Ronald Reagan famously quoted an old Russian proverb when dealing with the Soviet Union – “Doveryai, no proveryai,” which translates to “trust, but verify.” As companies grow their third-party supplier ecosystems out into the global cloud, this proverb has become increasingly relevant today.
It’s a problem faced by businesses of all sizes – from the largest Fortune 500 enterprise to two-person shops run out of the garage. The incredible advantage of tapping into a global ecosystem of cloud-driven providers lets small businesses gain access to services and brainpower that would not otherwise be possible. Access to suppliers in the cloud gives small businesses the possibility of competing on more of an equal playing field with larger competitors without having to build up a large in-house staff, and it gives large enterprises the ability to “go lean” in a business climate where cost advantage is everything.
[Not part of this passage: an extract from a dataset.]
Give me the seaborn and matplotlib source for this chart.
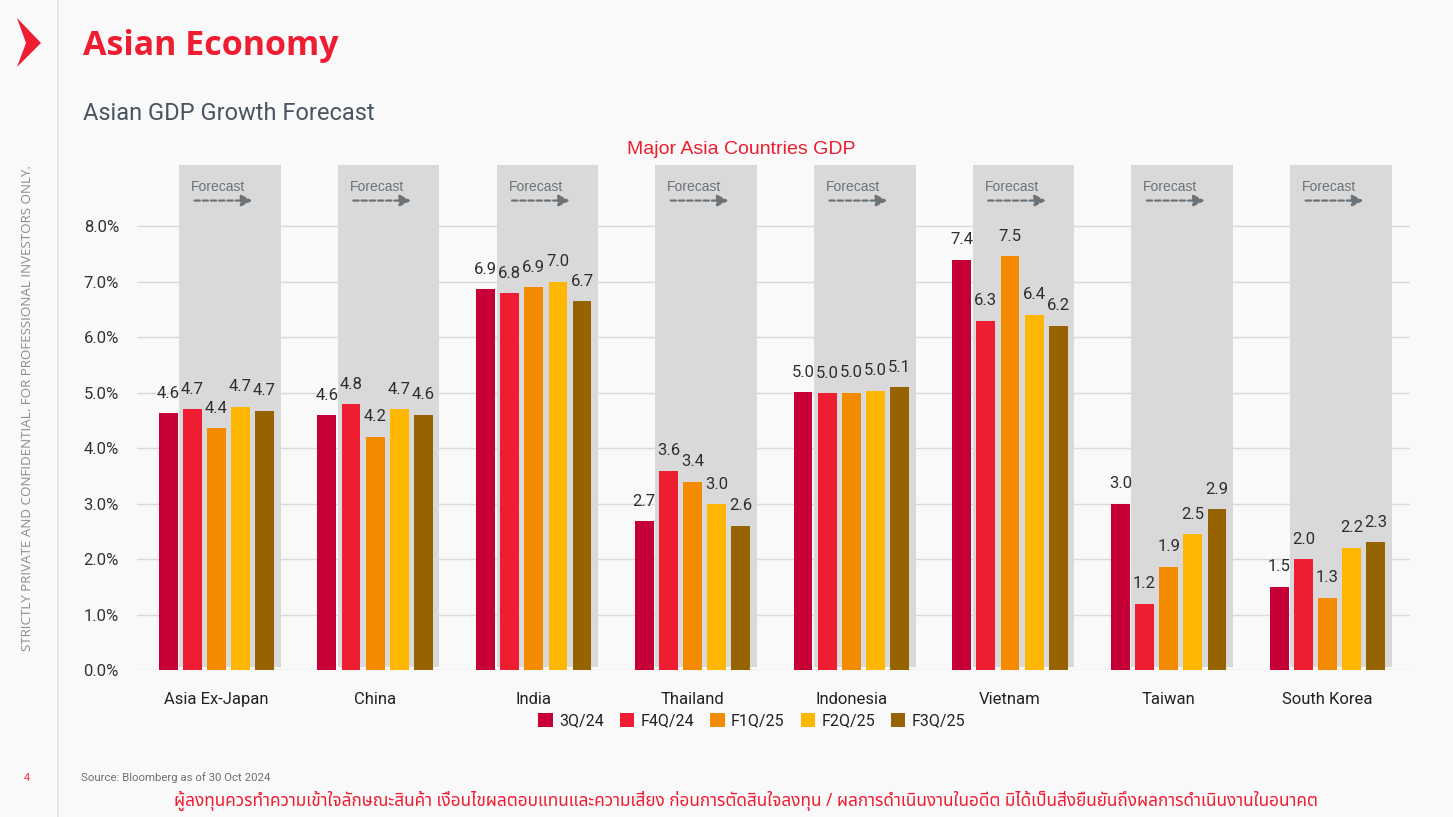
import numpy as np
import pandas as pd
import seaborn as sns
import matplotlib
matplotlib.use("Agg")
import matplotlib.pyplot as plt
from matplotlib import font_manager as fm
from matplotlib.patches import Rectangle, Polygon

# ---------------- data ----------------
countries = ["Asia Ex-Japan", "China", "India", "Thailand", "Indonesia",
             "Vietnam", "Taiwan", "South Korea"]
periods = ["3Q/24", "F4Q/24", "F1Q/25", "F2Q/25", "F3Q/25"]
q3_24 = [4.63, 4.59, 6.86, 2.68, 5.01, 7.39, 3.00, 1.50]
f4q_24 = [4.70, 4.79, 6.79, 3.59, 4.99, 6.29, 1.19, 2.00]
f1q_25 = [4.36, 4.20, 6.90, 3.39, 5.00, 7.46, 1.86, 1.30]
f2q_25 = [4.74, 4.70, 7.00, 2.99, 5.03, 6.40, 2.45, 2.20]
f3q_25 = [4.67, 4.60, 6.65, 2.60, 5.10, 6.20, 2.90, 2.30]
yticks = [0, 1, 2, 3, 4, 5, 6, 7, 8]
colors = ["#C60036", "#EE1D31", "#F38A00", "#FFB600", "#956300"]

series = [q3_24, f4q_24, f1q_25, f2q_25, f3q_25]
df = pd.DataFrame([
    {"Country": c, "Period": p, "GDP": s[i]}
    for p, s in zip(periods, series)
    for i, c in enumerate(countries)
])

# ---------------- fonts ----------------
names = {f.name for f in fm.fontManager.ttflist}
narrow = "Roboto"
thai = "Noto Sans Thai" if "Noto Sans Thai" in names else "DejaVu Sans"

sns.set_theme(style="white")
bg = "#F9F9F9"
plt.rcParams["font.family"] = ["Liberation Sans", "DejaVu Sans"]

W = 1453
H = 817
fig = plt.figure(figsize=(14.53, 8.17), dpi=100, facecolor=bg)
ax = fig.add_axes([137 / W, 1 - 670 / H, (1410 - 137) / W, 455 / H])
ax.set_facecolor("none")

# forecast shaded boxes (drawn behind bars)
for i in range(len(countries)):
    ax.add_patch(Rectangle((i - 0.235, 0.05), 0.64, 9.05, facecolor="#D9D9D9",
                           edgecolor="none", zorder=0, clip_on=False))
    ax.text(i - 0.16, 8.7, "Forecast", fontsize=10, color="#6B7378",
            ha="left", va="center", zorder=1, family="Liberation Sans")
    ax.annotate("", xy=(i + 0.245, 8.46), xytext=(i - 0.155, 8.46),
                arrowprops=dict(arrowstyle="-|>,head_length=0.55,head_width=0.28",
                                color="#6B7378", lw=1.6, linestyle=(0, (2.4, 1.3))),
                annotation_clip=False, zorder=1)

sns.barplot(data=df, x="Country", y="GDP", hue="Period", order=countries,
            hue_order=periods, palette=colors, width=0.76, gap=0.22,
            saturation=1, ax=ax, zorder=3, legend=True, linewidth=0)

for cont in ax.containers:
    ax.bar_label(cont, fmt="%.1f", padding=9, fontsize=12, color="#2E2E2E",
                 family=narrow)

ax.set_xlim(-0.5, 7.52)
ax.set_ylim(0, 8.2)
ax.set_yticks(yticks)
ax.set_yticklabels([f"{v:.1f}%" for v in yticks], family=narrow, fontsize=12,
                   color="#333333")
ax.tick_params(axis="y", length=0, pad=13)
ax.tick_params(axis="x", length=0, pad=16)
for lab in ax.get_xticklabels():
    lab.set_family(narrow)
    lab.set_fontsize(12)
    lab.set_color("#222222")
ax.yaxis.grid(True, color="#DADADA", lw=1)
ax.set_axisbelow(True)
ax.set_xlabel("")
ax.set_ylabel("")
for s in ax.spines.values():
    s.set_visible(False)

leg = ax.legend(loc="upper center", bbox_to_anchor=(0.483, -0.064), ncol=5,
                frameon=False, handlelength=0.9, handleheight=0.9,
                handletextpad=0.4, columnspacing=1.0,
                prop={"family": narrow, "size": 11.5})
for t in leg.get_texts():
    t.set_color("#222222")

# ---------------- page decorations ----------------
fig.add_artist(plt.Line2D([58 / W, 58 / W], [0, 1], color="#E3E3E3", lw=1.2))
fig.add_artist(Polygon([[17 / W, 1 - 18 / H], [41 / W, 1 - 43 / H],
                        [17 / W, 1 - 67 / H], [26 / W, 1 - 43 / H]],
                       closed=True, facecolor="#EE1D31", edgecolor="none"))
fig.text(83 / W, 1 - 46 / H, "Asian Economy", fontsize=24.5, weight="bold",
         color="#EE1D31", ha="left", va="center", family="Open Sans")
fig.text(83 / W, 1 - 113 / H, "Asian GDP Growth Forecast", fontsize=17,
         color="#4A5560", ha="left", va="center", family=narrow)
fig.text(741 / W, 1 - 149 / H, "Major Asia Countries GDP", fontsize=14,
         color="#EE1D31", ha="center", va="center", family="Liberation Sans")
fig.text(28 / W, 1 - 408 / H,
         "STRICTLY PRIVATE AND CONFIDENTIAL. FOR PROFESSIONAL INVESTORS ONLY.",
         rotation=90, fontsize=9.6, color="#8C8C8C", ha="center", va="center",
         family="Open Sans")
fig.text(27 / W, 1 - 778 / H, "4", fontsize=8, color="#EE1D31", ha="center",
         va="center", family="Liberation Sans")
fig.text(81 / W, 1 - 778 / H, "Source: Bloomberg as of 30 Oct 2024", fontsize=8.2,
         color="#707070", ha="left", va="center", family=narrow)
fig.text(746 / W, 1 - 801 / H,
         "ผู้ลงทุนควรทำความเข้าใจลักษณะสินค้า เงื่อนไขผลตอบแทนและความเสี่ยง ก่อนการตัดสินใจลงทุน / ผลการดำเนินงานในอดีต มิได้เป็นสิ่งยืนยันถึงผลการดำเนินงานในอนาคต",
         fontsize=12.4, color="#EE1D31", ha="center", va="center",
         family=[thai, "DejaVu Sans"])

fig.savefig("out.png", dpi=100, facecolor=bg)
But the result is a dependence on suppliers we have never met face-to-face. By itself, this is not an issue – but according to a report from Softtek titled “The State of Digital Third-Party Risk 2016: In Partners we Trust,” over half of organizations surveyed have not made any allocation for a third party risk management system. Suppose for example, you run a small business. Instead of hiring an accountant in-house, you use a service. You don’t run your own data center, and instead simply rely on the cloud-based Amazon Web Services. You hire graphic artists and marketing professionals through a cloud-based platform like Upwork. Even though you may have only four or five employees, there may be hundreds of people who indirectly work for you. Most of them can probably be trusted, but as any risk manager will tell you, “trust” should never be the foundation of any procurement model.
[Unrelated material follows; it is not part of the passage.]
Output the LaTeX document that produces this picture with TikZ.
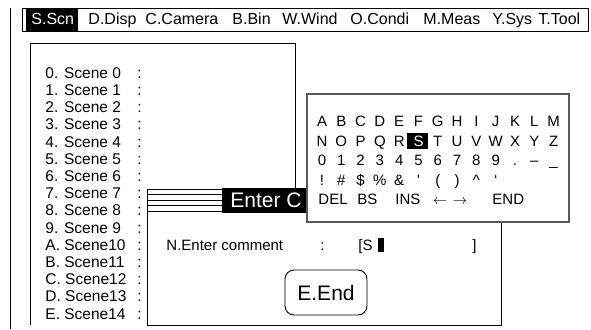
\documentclass[tikz,border=0pt]{standalone}
\usepackage{fontspec}
\setmainfont{Liberation Sans}
\usetikzlibrary{positioning}
\tikzset{
  menu/.style={font=\fontsize{16}{18}\selectfont, anchor=base west, inner sep=0pt},
  scenerow/.style={font=\fontsize{15.5}{17}\selectfont, anchor=base west, inner sep=0pt},
  keychar/.style={font=\fontsize{15}{17}\selectfont, anchor=base, inner sep=0pt},
  keyword/.style={font=\fontsize{15}{17}\selectfont, anchor=base west, inner sep=0pt},
  bigtext/.style={font=\fontsize{21}{23}\selectfont, inner sep=0pt},
}

\begin{document}
\begin{tikzpicture}[x=1pt,y=-1pt,line width=0.9pt]
    \useasboundingbox (0,0) rectangle (591,329);
    % menu bar
    \begin{scope}
      \draw (10,8) -- (10,329);
      \draw (22,8) rectangle (588,31);
      \fill (26,8) rectangle (78,31);
      \node[menu,text=white] (mscn) at (31,25) {S.Scn};
      \node[menu] (mdisp) at (88,25) {D.Disp};
      \node[menu] (mcam) at (145,25) {C.Camera};
      \node[menu] (mbin) at (232,25) {B.Bin};
      \node[menu] (mwind) at (282,25) {W.Wind};
      \node[menu] (mcondi) at (350,25) {O.Condi};
      \node[menu] (mmeas) at (423,25) {M.Meas};
      \node[menu] (msys) at (492,25) {Y.Sys};
      \node[menu] (mtool) at (538,25) {T.Tool};
    \end{scope}
    % scene list
    \begin{scope}
      \draw (30,325) -- (30,43) -- (295,43) -- (295,189);
      \foreach \lbl/\num [count=\i from 0] in {0/0,1/1,2/2,3/3,4/4,5/5,6/6,7/7,8/8,9/9,
          A/10,B/11,C/12,D/13,E/14} {
        \ifnum\num<10
          \node[scenerow] (sc\i) at (45,78.3+17.2*\i) {\lbl. Scene \num};
        \else
          \node[scenerow] (sc\i) at (45,78.3+17.2*\i) {\lbl. Scene\num};
        \fi
        \node[scenerow] (co\i) at (137,78.3+17.2*\i) {:};
      }
    \end{scope}
    % comment dialog
    \begin{scope}
      \draw[fill=white] (147,189) rectangle (501,325);
      \draw (147,194.5) -- (222,194.5);
      \draw (147,200) -- (222,200);
      \draw (147,205.5) -- (222,205.5);
      \draw (147,211) -- (222,211);
      \fill (222,188) rectangle (307,213);
      \node[bigtext,text=white,anchor=base west] (title) at (230,207.7) {Enter C};
      \node[keyword] (cmt) at (166,250) {N.Enter comment};
      \node[keyword] (cmtco) at (320,250) {:};
      \node[keyword] (cmtin) at (358,250) {[S};
      \fill (378,238) rectangle (384,252);
      \node[keyword] (cmtend) at (472,250) {]};
      \draw[rounded corners=9pt] (285,270) rectangle (367,315);
      \node[bigtext] (endbtn) at (326,292.5) {E.End};
    \end{scope}
    % keyboard
    \begin{scope}
      \draw[gray!70!black,line width=1.2pt,fill=white] (307,94) rectangle (569,222);
      \foreach \ch [count=\i from 0] in {A,B,C,D,E,F,G,H,I,J,K,L,M}
        \node[keychar] (ka\i) at (322+19.3*\i,126.7) {\ch};
      \fill (407,133) rectangle (428,149);
      \node[keychar,text=white] (kb5) at (418.5,146.2) {S};
      \foreach \ch/\i in {N/0,O/1,P/2,Q/3,R/4,T/6,U/7,V/8,W/9,X/10,Y/11,Z/12}
        \node[keychar] (kb\i) at (322+19.3*\i,146.2) {\ch};
      \foreach \ch [count=\i from 0] in {0,1,2,3,4,5,6,7,8,9,.,\textendash,\_}
        \node[keychar] (kc\i) at (322+19.3*\i,165.7) {\ch};
      \foreach \ch [count=\i from 0] in {!,\#,\$,\%,\&,\textquotesingle,{(},{)},\textasciicircum,`}
        \node[keychar] (kd\i) at (322+19.3*\i,185.2) {\ch};
      \node[keyword] (kdel) at (318,204.7) {DEL};
      \node[keyword] (kbs) at (357,204.7) {BS};
      \node[keyword] (kins) at (395,204.7) {INS};
      \node[keychar] (kleft) at (440,204.7) {$\leftarrow$};
      \node[keychar] (kright) at (460,204.7) {$\rightarrow$};
      \node[keyword] (kend) at (492,204.7) {END};
    \end{scope}
  \end{tikzpicture}
\end{document}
The companies that provide the infrastructure through which you connect to cloud suppliers – which are cloud suppliers themselves – do typically have rigorous security protocols in place just as a matter of market necessity. Cloud data centers tend to be exponentially more secure than in-house equivalents, and the platforms used to connect you with third party suppliers like Upwork similarly have checks and balances, and protocols in place to ensure that transactions go as smoothly as possible. But is it enough?
According to the Softtek report, while companies rely on third parties they do business with to implement best practices in their security, an analysis showed that in 2015, third parties failed more controls than in the previous year, with over half of the third parties failing to pass key controls.
The alternative would be reverting back to the old absolute control model of in-housing everything, which is inherently inefficient and costly, and ultimately, impractical. Newer lean models require building up an ecosystem of third party suppliers, but for it to be effective, that network of suppliers should be seen as an extension of the enterprise, and given as much scrutiny as would be placed were the service to be coming from an internal department.